27/10/2025
Le sentiment est sans doute la plus mystérieuse des qualités du cavalier. On en parle comme d’une chose qui ne s’enseigne pas, qui s’affine, qui se reçoit. Pourtant, il n’a rien d’occulte : c’est la faculté la plus concrète et la plus vivante du cavalier.
Le sentiment, c’est la capacité de percevoir le cheval, non seulement par la main ou la jambe, mais par tout le corps, par la respiration, par l’attention. C’est une écoute silencieuse de ce qui se passe sous soi : la tension qui monte ou s’apaise, l’équilibre qui se déplace, l’énergie qui s’offre ou se retient. Le sentiment est une forme d’intelligence sensorielle et empathique. Il réunit la finesse des perceptions physiques et la compréhension intime de l’état intérieur du cheval.
Ressentir, c’est bien, mais encore faut-il agir ou ne pas agir au bon moment. C’est là qu’intervient l’à-propos : cette justesse du moment, cette exactitude de la réponse. L’à-propos, c’est la traduction du sentiment dans le temps, la faculté de choisir le moment favorable et la mesure minimale.
Le sentiment prépare l’à-propos ; l’à-propos accomplit le sentiment. Celui qui n’écoute pas ne peut savoir quand agir, et celui qui ne sait pas s’arrêter au moment où le cheval a compris perd la légèreté qu’il cherche. L’à-propos traduit le sentiment par la mesure et le choix du moment : demander peu, cesser dès l’offre, et parfois même récompenser l’intention avant l’action, car c’est la pensée juste qu’il faut encourager.
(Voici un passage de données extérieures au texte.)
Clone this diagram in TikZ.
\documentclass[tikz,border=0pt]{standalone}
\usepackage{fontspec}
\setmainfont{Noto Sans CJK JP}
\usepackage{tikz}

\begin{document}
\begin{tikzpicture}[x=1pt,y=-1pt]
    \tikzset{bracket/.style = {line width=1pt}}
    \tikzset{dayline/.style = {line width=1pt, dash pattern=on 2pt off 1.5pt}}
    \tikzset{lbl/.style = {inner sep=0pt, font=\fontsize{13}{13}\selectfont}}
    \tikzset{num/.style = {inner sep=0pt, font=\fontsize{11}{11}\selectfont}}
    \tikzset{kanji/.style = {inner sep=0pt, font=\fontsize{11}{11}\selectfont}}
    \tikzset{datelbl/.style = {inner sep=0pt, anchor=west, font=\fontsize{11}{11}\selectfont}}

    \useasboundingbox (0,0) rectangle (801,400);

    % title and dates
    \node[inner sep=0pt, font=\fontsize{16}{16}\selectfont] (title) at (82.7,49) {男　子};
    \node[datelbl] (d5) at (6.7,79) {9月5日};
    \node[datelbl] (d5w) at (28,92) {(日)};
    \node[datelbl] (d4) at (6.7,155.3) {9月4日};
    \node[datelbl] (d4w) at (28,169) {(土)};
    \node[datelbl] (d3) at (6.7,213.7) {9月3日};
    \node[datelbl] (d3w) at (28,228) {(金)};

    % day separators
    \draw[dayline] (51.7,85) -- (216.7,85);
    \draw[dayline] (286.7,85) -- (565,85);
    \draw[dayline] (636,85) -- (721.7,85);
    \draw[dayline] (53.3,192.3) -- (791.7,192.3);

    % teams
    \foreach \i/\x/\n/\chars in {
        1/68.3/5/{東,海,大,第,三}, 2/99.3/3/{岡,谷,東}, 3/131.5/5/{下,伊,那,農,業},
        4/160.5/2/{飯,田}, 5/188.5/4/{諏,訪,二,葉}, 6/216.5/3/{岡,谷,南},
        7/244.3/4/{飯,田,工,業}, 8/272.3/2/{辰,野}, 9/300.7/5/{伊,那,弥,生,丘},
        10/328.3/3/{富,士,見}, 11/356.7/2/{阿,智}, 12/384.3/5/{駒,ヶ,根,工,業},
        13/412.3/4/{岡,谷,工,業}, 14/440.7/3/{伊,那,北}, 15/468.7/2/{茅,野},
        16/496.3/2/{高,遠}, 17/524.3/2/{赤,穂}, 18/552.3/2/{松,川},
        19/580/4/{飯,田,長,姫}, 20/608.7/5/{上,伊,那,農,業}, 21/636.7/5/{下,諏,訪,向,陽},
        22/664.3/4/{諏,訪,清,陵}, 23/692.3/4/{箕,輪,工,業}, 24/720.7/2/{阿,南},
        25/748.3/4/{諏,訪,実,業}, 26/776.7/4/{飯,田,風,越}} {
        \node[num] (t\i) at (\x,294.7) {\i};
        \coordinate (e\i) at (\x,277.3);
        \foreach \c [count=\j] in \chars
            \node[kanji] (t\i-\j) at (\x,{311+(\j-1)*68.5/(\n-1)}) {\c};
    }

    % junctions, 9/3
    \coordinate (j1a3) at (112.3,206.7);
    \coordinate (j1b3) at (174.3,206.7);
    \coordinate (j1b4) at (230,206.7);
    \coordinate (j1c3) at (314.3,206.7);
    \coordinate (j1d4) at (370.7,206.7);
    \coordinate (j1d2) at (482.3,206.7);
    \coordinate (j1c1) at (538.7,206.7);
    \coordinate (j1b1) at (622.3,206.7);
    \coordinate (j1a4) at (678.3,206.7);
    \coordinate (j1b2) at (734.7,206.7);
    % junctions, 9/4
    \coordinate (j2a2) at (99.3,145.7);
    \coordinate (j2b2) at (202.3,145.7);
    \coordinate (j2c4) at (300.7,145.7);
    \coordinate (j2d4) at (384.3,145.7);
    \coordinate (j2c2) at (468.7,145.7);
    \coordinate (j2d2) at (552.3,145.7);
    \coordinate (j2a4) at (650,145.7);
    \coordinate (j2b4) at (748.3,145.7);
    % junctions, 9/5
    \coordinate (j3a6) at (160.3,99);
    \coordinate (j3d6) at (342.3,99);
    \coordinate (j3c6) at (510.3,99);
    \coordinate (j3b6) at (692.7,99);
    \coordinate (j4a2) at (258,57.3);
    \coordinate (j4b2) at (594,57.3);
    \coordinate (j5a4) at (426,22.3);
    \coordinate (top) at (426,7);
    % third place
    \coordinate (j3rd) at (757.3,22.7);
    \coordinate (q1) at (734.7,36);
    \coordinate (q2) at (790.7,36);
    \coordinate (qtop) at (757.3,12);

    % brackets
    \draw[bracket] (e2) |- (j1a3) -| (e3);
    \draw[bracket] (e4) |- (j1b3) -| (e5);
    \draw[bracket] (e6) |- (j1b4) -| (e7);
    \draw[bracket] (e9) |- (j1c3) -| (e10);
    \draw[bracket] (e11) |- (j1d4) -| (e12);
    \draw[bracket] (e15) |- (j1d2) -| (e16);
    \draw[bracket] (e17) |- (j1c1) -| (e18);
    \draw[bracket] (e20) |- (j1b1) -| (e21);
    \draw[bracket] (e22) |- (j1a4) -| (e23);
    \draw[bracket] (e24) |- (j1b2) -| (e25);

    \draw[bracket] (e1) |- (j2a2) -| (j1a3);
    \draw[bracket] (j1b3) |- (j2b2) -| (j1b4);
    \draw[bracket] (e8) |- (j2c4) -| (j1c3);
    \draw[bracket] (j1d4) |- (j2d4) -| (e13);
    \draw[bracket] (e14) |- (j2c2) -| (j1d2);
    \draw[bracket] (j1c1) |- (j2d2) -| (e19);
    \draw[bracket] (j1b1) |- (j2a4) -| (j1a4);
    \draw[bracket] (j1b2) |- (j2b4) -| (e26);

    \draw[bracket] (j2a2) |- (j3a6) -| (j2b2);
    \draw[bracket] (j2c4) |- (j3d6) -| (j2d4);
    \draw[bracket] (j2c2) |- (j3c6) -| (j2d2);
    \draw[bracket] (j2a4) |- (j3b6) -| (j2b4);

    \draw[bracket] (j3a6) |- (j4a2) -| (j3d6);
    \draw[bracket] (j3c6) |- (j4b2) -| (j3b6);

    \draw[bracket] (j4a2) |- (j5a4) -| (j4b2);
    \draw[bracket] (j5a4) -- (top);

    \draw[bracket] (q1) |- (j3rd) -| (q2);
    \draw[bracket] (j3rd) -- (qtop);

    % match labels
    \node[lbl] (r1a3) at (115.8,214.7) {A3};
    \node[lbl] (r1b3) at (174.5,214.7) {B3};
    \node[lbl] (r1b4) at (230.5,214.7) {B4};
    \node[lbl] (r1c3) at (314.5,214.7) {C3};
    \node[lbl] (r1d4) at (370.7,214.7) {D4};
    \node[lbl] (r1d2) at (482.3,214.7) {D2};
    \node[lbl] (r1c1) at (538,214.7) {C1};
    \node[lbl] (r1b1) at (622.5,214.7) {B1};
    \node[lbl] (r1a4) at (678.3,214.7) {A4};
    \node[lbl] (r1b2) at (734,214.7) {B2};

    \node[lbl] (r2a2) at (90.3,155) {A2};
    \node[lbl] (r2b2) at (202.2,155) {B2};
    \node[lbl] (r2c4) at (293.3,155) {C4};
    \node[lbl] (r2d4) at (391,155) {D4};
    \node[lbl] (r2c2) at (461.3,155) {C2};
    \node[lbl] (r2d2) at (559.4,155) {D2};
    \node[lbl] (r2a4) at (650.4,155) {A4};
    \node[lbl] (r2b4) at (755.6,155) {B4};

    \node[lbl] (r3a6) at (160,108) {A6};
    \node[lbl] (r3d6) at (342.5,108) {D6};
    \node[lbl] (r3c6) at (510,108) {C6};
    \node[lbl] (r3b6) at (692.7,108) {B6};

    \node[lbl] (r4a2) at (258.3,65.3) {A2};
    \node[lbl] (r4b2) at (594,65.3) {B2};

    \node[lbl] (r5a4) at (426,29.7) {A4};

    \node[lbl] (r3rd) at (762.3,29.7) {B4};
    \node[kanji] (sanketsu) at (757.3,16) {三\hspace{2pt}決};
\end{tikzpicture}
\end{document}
Le sentiment est aussi indissociable de l’équilibre, car c’est lui qui en donne la conscience. L’équilibre n’est jamais un état fixe : c’est une respiration, un mouvement perpétuel. Le cheval s’incline, se redresse, avance, se retient, cherche sa place. C’est à travers le sentiment que le cavalier perçoit ce balancement, détecte l’équilibre naissant et met en place les conditions qui le favorisent. Une fois atteint, le sentiment dicte de laisser au cheval la responsabilité de se porter, de se soutenir, de s'élever.
Le sentiment précède, l’à-propos répond, l’équilibre naît. Ensemble, ils conduisent à cette harmonie où le cheval et le cavalier ne font plus qu’un.